YOUR TASK:
Which lines contain the word "this"? Return each of them as written.

Figure scripts
● ● ● ● ●

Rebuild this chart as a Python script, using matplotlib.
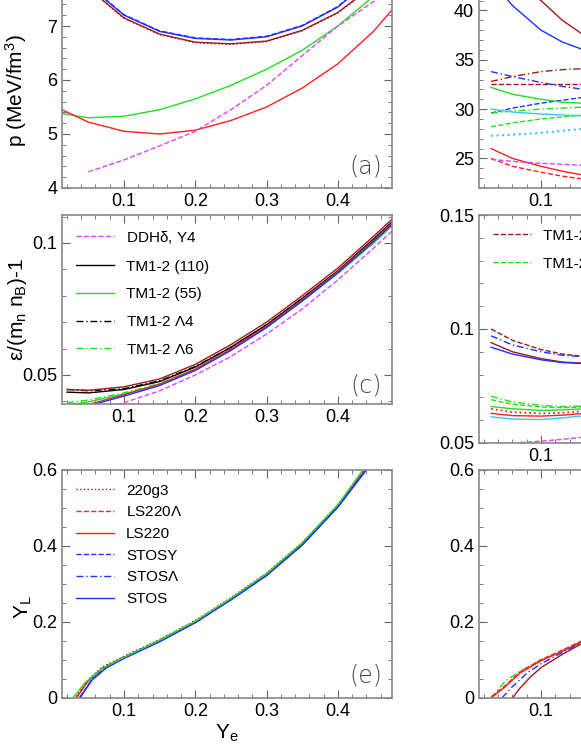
import matplotlib
matplotlib.use("Agg")
import matplotlib.pyplot as plt
from matplotlib.ticker import MultipleLocator

plt.rcParams['font.family'] = ['Liberation Sans', 'DejaVu Sans']
plt.rcParams['font.size'] = 13
plt.rcParams['mathtext.default'] = 'regular'

# ---------------- data ---------------- #
xa = [0.013, 0.05, 0.1, 0.15, 0.2, 0.25, 0.3, 0.35, 0.4, 0.45, 0.476]

# (a) pressure, left column
p_stos = [8.3, 7.75, 7.2, 6.9, 6.77, 6.74, 6.8, 7.0, 7.35, 7.9, 8.2]
p_ls = [8.25, 7.7, 7.15, 6.85, 6.7, 6.67, 6.72, 6.92, 7.25, 7.75, 8.05]
p_tm55 = [5.38, 5.3, 5.33, 5.45, 5.65, 5.9, 6.2, 6.55, 7.0, 7.55, 7.9]
p_ls220 = [5.45, 5.22, 5.05, 5.0, 5.07, 5.25, 5.5, 5.85, 6.3, 6.9, 7.3]
xa_ddh = [0.05, 0.1, 0.15, 0.2, 0.25, 0.3, 0.35, 0.4, 0.45, 0.476]
p_ddh = [4.3, 4.52, 4.78, 5.05, 5.45, 5.9, 6.45, 7.0, 7.45, 7.7]

# (b) pressure, right column
xb = [0.03, 0.06, 0.1, 0.13, 0.16, 0.2]
pb_brown = [45.0, 43.0, 41.0, 39.0, 37.5, 36.0]
pb_blue = [43.0, 40.5, 38.0, 36.8, 36.0, 35.3]
pb_brown_dd = [32.8, 33.3, 33.8, 34.0, 34.1, 34.2]
pb_brown_da = [32.5, 32.5, 32.5, 32.5, 32.5, 32.4]
pb_blue_dd = [33.8, 33.3, 32.7, 32.3, 32.0, 31.6]
pb_blue_da = [29.6, 30.1, 30.6, 30.9, 31.2, 31.5]
pb_green = [32.2, 31.5, 31.0, 30.7, 30.6, 30.5]
pb_green_dd = [29.6, 29.8, 30.0, 30.1, 30.2, 30.3]
pb_green_da = [28.2, 28.6, 29.0, 29.2, 29.4, 29.6]
pb_cyan = [30.0, 29.7, 29.5, 29.4, 29.3, 29.3]
pb_cyan_dt = [27.3, 27.4, 27.6, 27.8, 28.0, 28.2]
pb_red = [26.0, 25.0, 24.2, 23.7, 23.3, 23.0]
pb_red_da = [25.0, 24.2, 23.6, 23.2, 22.9, 22.7]
pb_magenta = [24.9, 24.7, 24.5, 24.4, 24.3, 24.2]

# (c) energy per baryon, left column
xc = [0.02, 0.05, 0.1, 0.15, 0.2, 0.25, 0.3, 0.35, 0.4, 0.45, 0.476]
e_tm110 = [0.0435, 0.0432, 0.0445, 0.0475, 0.053, 0.0605, 0.069, 0.079, 0.0895, 0.1015, 0.108]
e_tm_l4 = [0.0445, 0.044, 0.0448, 0.0478, 0.0532, 0.0605, 0.069, 0.079, 0.0893, 0.101, 0.1075]
e_tm55 = [0.0385, 0.0398, 0.0428, 0.0465, 0.052, 0.0595, 0.068, 0.078, 0.0885, 0.1, 0.1065]
e_tm_l6 = [0.0395, 0.0405, 0.0432, 0.0468, 0.0522, 0.0597, 0.068, 0.078, 0.0885, 0.1, 0.1065]
e_ls220 = [0.037, 0.0388, 0.0425, 0.0465, 0.0522, 0.0598, 0.0685, 0.0785, 0.0892, 0.101, 0.1075]
xc_ddh = [0.05, 0.1, 0.15, 0.2, 0.25, 0.3, 0.35, 0.4, 0.45, 0.476]
e_ddh = [0.0355, 0.0395, 0.044, 0.05, 0.057, 0.0655, 0.075, 0.086, 0.098, 0.1045]

# (d) energy per baryon, right column
xd = [0.03, 0.06, 0.1, 0.13, 0.16, 0.2]
ed_brown_dd = [0.1, 0.095, 0.091, 0.089, 0.088, 0.087]
ed_blue_dd = [0.097, 0.093, 0.09, 0.0885, 0.0878, 0.087]
ed_brown = [0.094, 0.09, 0.087, 0.0855, 0.085, 0.085]
ed_blue = [0.092, 0.089, 0.0865, 0.0853, 0.0848, 0.0848]
ed_green_da = [0.0705, 0.068, 0.0665, 0.066, 0.0662, 0.067]
ed_green_dd = [0.069, 0.067, 0.0658, 0.0655, 0.0658, 0.0665]
ed_green = [0.066, 0.065, 0.0643, 0.0645, 0.065, 0.066]
ed_red_dt = [0.065, 0.0635, 0.063, 0.0632, 0.064, 0.065]
ed_red = [0.063, 0.062, 0.0618, 0.0622, 0.063, 0.0645]
ed_cyan = [0.0615, 0.0605, 0.0603, 0.061, 0.062, 0.0635]
xd_ddh = [0.07, 0.1, 0.13, 0.16, 0.2]
ed_ddh = [0.0502, 0.0508, 0.0516, 0.0526, 0.054]

# (e) lepton fraction, left column
xe = [0.033, 0.05, 0.07, 0.1, 0.15, 0.2, 0.25, 0.3, 0.35, 0.4, 0.44]
yl_red = [0.0, 0.045, 0.078, 0.106, 0.15, 0.2, 0.26, 0.325, 0.405, 0.505, 0.605]
xe_g = [0.028, 0.045, 0.07, 0.1, 0.15, 0.2, 0.25, 0.3, 0.35, 0.4, 0.437]
yl_green = [0.0, 0.04, 0.078, 0.107, 0.152, 0.202, 0.262, 0.327, 0.408, 0.508, 0.605]
xe_b = [0.038, 0.055, 0.075, 0.1, 0.15, 0.2, 0.25, 0.3, 0.35, 0.4, 0.442]
yl_blue = [0.0, 0.047, 0.079, 0.104, 0.148, 0.198, 0.258, 0.322, 0.402, 0.502, 0.605]

# (f) lepton fraction, right column
xf = [0.03, 0.05, 0.07, 0.1, 0.13, 0.16]
yf_green = [0.0, 0.045, 0.07, 0.1, 0.125, 0.152]
yf_red = [0.0, 0.03, 0.065, 0.098, 0.123, 0.15]
xf_b = [0.045, 0.06, 0.08, 0.1, 0.13, 0.16]
yf_blue = [0.0, 0.03, 0.065, 0.09, 0.12, 0.148]
xf_br = [0.06, 0.07, 0.085, 0.1, 0.13, 0.16]
yf_brown = [0.0, 0.025, 0.055, 0.08, 0.115, 0.146]

RED = '#ff2020'
BRN = '#a01818'
BLU = '#2030ff'
GRN = '#20e020'
MAG = '#dd44ff'
CYN = '#30c8ff'
DD = (0, (5, 2, 1, 2))

W, H = 581, 752
fig = plt.figure(figsize=(W / 100, H / 100), dpi=100)


def make_ax(x0, top, bot, w=330):
    ax = fig.add_axes([x0 / W, 1 - bot / H, w / W, (bot - top) / H])
    for s in ax.spines.values():
        s.set_color('#888888')
        s.set_linewidth(1.2)
    ax.tick_params(which='both', direction='in', top=True, right=True, color='#666666')
    ax.tick_params(which='major', length=6)
    ax.tick_params(which='minor', length=3)
    ax.set_xlim(0.013, 0.476)
    ax.xaxis.set_major_locator(MultipleLocator(0.1))
    ax.xaxis.set_minor_locator(MultipleLocator(0.02))
    return ax


def panel_tag(ax, s):
    ax.text(0.92, 0.1, s, transform=ax.transAxes, fontsize=17, color='#444444',
            ha='center', va='center', family='DejaVu Sans', fontweight='light')


# (a)
ax = make_ax(62, -28, 188)
ax.plot(xa, p_stos, color=BLU, lw=1)
ax.plot(xa, [v + 0.01 for v in p_stos], color=BLU, lw=1, ls='--')
ax.plot(xa, p_ls, color=BRN, lw=1)
ax.plot(xa, [v - 0.01 for v in p_ls], color=BRN, lw=1, ls=':')
ax.plot(xa, p_tm55, color=GRN, lw=1)
ax.plot(xa, p_ls220, color=RED, lw=1)
ax.plot(xa_ddh, p_ddh, color=MAG, lw=1, ls='--')
ax.set_ylim(4, 8)
ax.yaxis.set_major_locator(MultipleLocator(1))
ax.yaxis.set_minor_locator(MultipleLocator(0.2))
ax.set_ylabel('p (MeV/fm$^3$)', fontsize=15)
ax.yaxis.set_label_coords(-0.1, 0.45)
panel_tag(ax, '(a)')

# (b)
ax = make_ax(479, -28, 188)
ax.plot(xb, pb_brown, color=BRN, lw=1)
ax.plot(xb, pb_blue, color=BLU, lw=1)
ax.plot(xb, pb_brown_dd, color=BRN, lw=1, ls=DD)
ax.plot(xb, pb_brown_da, color=BRN, lw=1, ls='--')
ax.plot(xb, pb_blue_dd, color=BLU, lw=1, ls=DD)
ax.plot(xb, pb_blue_da, color=BLU, lw=1, ls='--')
ax.plot(xb, pb_green, color=GRN, lw=1)
ax.plot(xb, pb_green_dd, color=GRN, lw=1, ls=DD)
ax.plot(xb, pb_green_da, color=GRN, lw=1, ls='--')
ax.plot(xb, pb_cyan, color=CYN, lw=1)
ax.plot(xb, pb_cyan_dt, color=CYN, lw=1.5, ls=':')
ax.plot(xb, pb_red, color=RED, lw=1)
ax.plot(xb, pb_red_da, color=RED, lw=1, ls='--')
ax.plot(xb, pb_magenta, color=MAG, lw=1, ls='--')
ax.set_ylim(22, 43.9)
ax.yaxis.set_major_locator(MultipleLocator(5))
ax.yaxis.set_minor_locator(MultipleLocator(1))

# (c)
ax = make_ax(62, 215, 404)
ax.plot(xc_ddh, e_ddh, color=MAG, lw=1, ls='--', label='DDH$\\delta$, Y4')
ax.plot(xc, e_tm110, color='black', lw=1, label='TM1-2 (110)')
ax.plot(xc, e_tm55, color=GRN, lw=1, label='TM1-2 (55)')
ax.plot(xc, e_tm_l4, color='black', lw=1, ls=DD, label='TM1-2 $\\Lambda$4')
ax.plot(xc, e_tm_l6, color=GRN, lw=1, ls=DD, label='TM1-2 $\\Lambda$6')
ax.plot(xc, e_ls220, color=RED, lw=1)
ax.plot(xc, [v + 0.001 for v in e_tm110], color=BRN, lw=1)
ax.plot(xc, [v - 0.0005 for v in e_ls220], color=BLU, lw=1)
ax.set_ylim(0.039, 0.1106)
ax.yaxis.set_minor_locator(MultipleLocator(0.01))
ax.set_yticks([0.05, 0.1])
ax.set_yticklabels(['0.05', '0.1'])
ax.set_ylabel('$\\epsilon$/(m$_n$ n$_B$)-1', fontsize=15)
ax.yaxis.set_label_coords(-0.1, 0.5)
ax.legend(loc='upper left', frameon=False, fontsize=11, handlelength=2.5, labelspacing=0.9)
panel_tag(ax, '(c)')

# (d)
ax = make_ax(479, 215, 443)
ax.plot(xd, ed_brown_dd, color=BRN, lw=1, ls='--', label='TM1-2 Y4')
ax.plot(xd, ed_green_dd, color=GRN, lw=1, ls='--', label='TM1-2 Y6')
ax.plot(xd, ed_blue_dd, color=BLU, lw=1, ls=DD)
ax.plot(xd, ed_brown, color=BRN, lw=1)
ax.plot(xd, ed_blue, color=BLU, lw=1)
ax.plot(xd, ed_green_da, color=GRN, lw=1, ls=DD)
ax.plot(xd, ed_green, color=GRN, lw=1)
ax.plot(xd, ed_red_dt, color=RED, lw=1.3, ls=':')
ax.plot(xd, ed_red, color=RED, lw=1)
ax.plot(xd, ed_cyan, color=CYN, lw=1)
ax.plot(xd_ddh, ed_ddh, color=MAG, lw=1, ls='--')
ax.set_ylim(0.05, 0.15)
ax.set_yticks([0.05, 0.1, 0.15])
ax.set_yticklabels(['0.05', '0.1', '0.15'])
ax.yaxis.set_minor_locator(MultipleLocator(0.01))
ax.legend(loc='upper left', frameon=False, fontsize=11, handlelength=2.5, labelspacing=0.9)

# (e)
ax = make_ax(62, 470, 698)
ax.plot(xe, [v + 0.004 for v in yl_red], color=BRN, lw=1, ls=':', label='220g3')
ax.plot(xe, [v + 0.002 for v in yl_red], color=RED, lw=1, ls='--', label='LS220$\\Lambda$')
ax.plot(xe, yl_red, color=RED, lw=1, label='LS220')
ax.plot(xe_b, [v + 0.002 for v in yl_blue], color=BLU, lw=1, ls='--', label='STOSY')
ax.plot(xe_b, [v + 0.001 for v in yl_blue], color=BLU, lw=1, ls=DD, label='STOS$\\Lambda$')
ax.plot(xe_b, yl_blue, color=BLU, lw=1, label='STOS')
ax.plot(xe_g, yl_green, color=GRN, lw=1)
ax.set_ylim(0, 0.6)
ax.set_yticks([0, 0.2, 0.4, 0.6])
ax.set_yticklabels(['0', '0.2', '0.4', '0.6'])
ax.yaxis.set_minor_locator(MultipleLocator(0.05))
ax.set_ylabel('Y$_L$', fontsize=15)
ax.yaxis.set_label_coords(-0.085, 0.4)
ax.set_xlabel('Y$_e$', fontsize=15, labelpad=2)
ax.legend(loc='upper left', frameon=False, fontsize=11, handlelength=2.5, labelspacing=0.5)
panel_tag(ax, '(e)')

# (f)
ax = make_ax(479, 470, 698)
ax.plot(xf, yf_green, color=GRN, lw=1, ls=DD)
ax.plot(xf, yf_red, color=RED, lw=1)
ax.plot(xf, [v + 0.003 for v in yf_red], color=RED, lw=1, ls='--')
ax.plot(xf_b, yf_blue, color=BLU, lw=1, ls=DD)
ax.plot(xf_br, yf_brown, color=BRN, lw=1)
ax.set_ylim(0, 0.6)
ax.set_yticks([0, 0.2, 0.4, 0.6])
ax.set_yticklabels(['0', '0.2', '0.4', '0.6'])
ax.yaxis.set_minor_locator(MultipleLocator(0.05))

fig.savefig('out.png', dpi=100)
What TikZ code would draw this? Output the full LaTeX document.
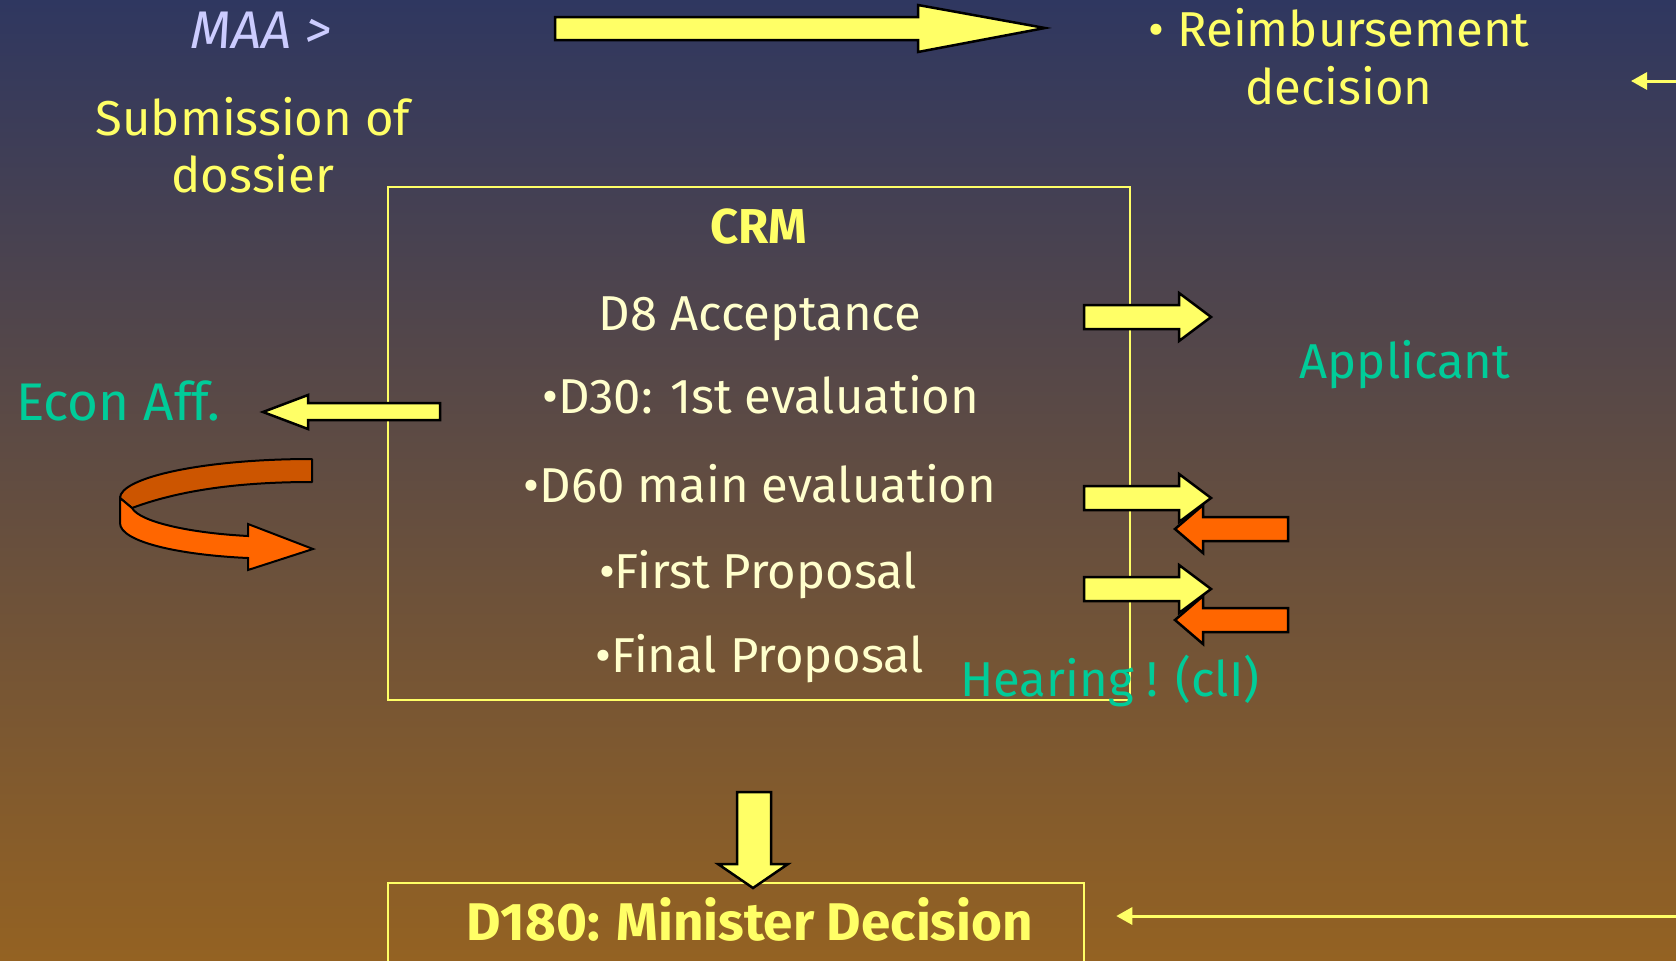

● ● ● ● ●

CORRECT RESULT:
Rebuild this chart as a Python script, using matplotlib.
What TikZ code would draw this? Output the full LaTeX document.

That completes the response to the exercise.